Неужели нет другого способа сдвинуть лошадь с места, кроме побоев? Спокойно поворачиваю назад, делаю небольшой круг и опять подвожу лошадь к обрыву. Стоит! Да она просто боится! Не чувствует себя уверенно с таким грузом на спине. Спешиваюсь, беру лошадь под узду, и вместе мы потихоньку одолеваем маленький отрезок спуска. На мое счастье, откуда-то появляется молодой человек, который весит вдвое меньше меня. Он вскакивает в седло и мигом съезжает вниз.

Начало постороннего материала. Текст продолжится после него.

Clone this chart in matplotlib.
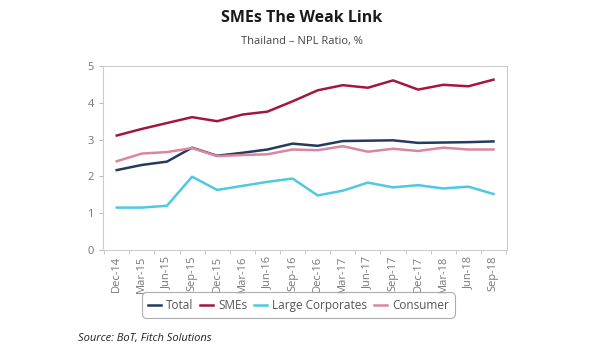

Одолев еще один подъем и не слишком крутой спуск, в конце концов выезжаем на хорошую дорогу, по обеим сторонам которой растут кактусы с полутораметровыми побегами.

Заметив, что лошади в мыле, я предлагаю сделать привал, но проводник говорит, что дальше есть вода и трава, так что лошади смогут и отдохнуть и попастись. Едем дальше, мимо огромных кактусов, вниз, через заросли. А вот и луг. По моим расчетам, мы можем отдыхать лишь полчаса, чтобы с наступлением сумерек быть в Маталоко.

Отпустив лошадей, я сажусь на поваленный бамбук, чтобы привести в порядок свои записи, и вдруг рядом замечаю скорпиона. Я уже видел одного, в Леи, но тот по сравнению с этим — малютка: Показываю его своему спутнику. Оказывается, от укуса здешних скорпионов люди тяжело болеют несколько дней. Правда, не умирают, но все равно — благодарю покорно!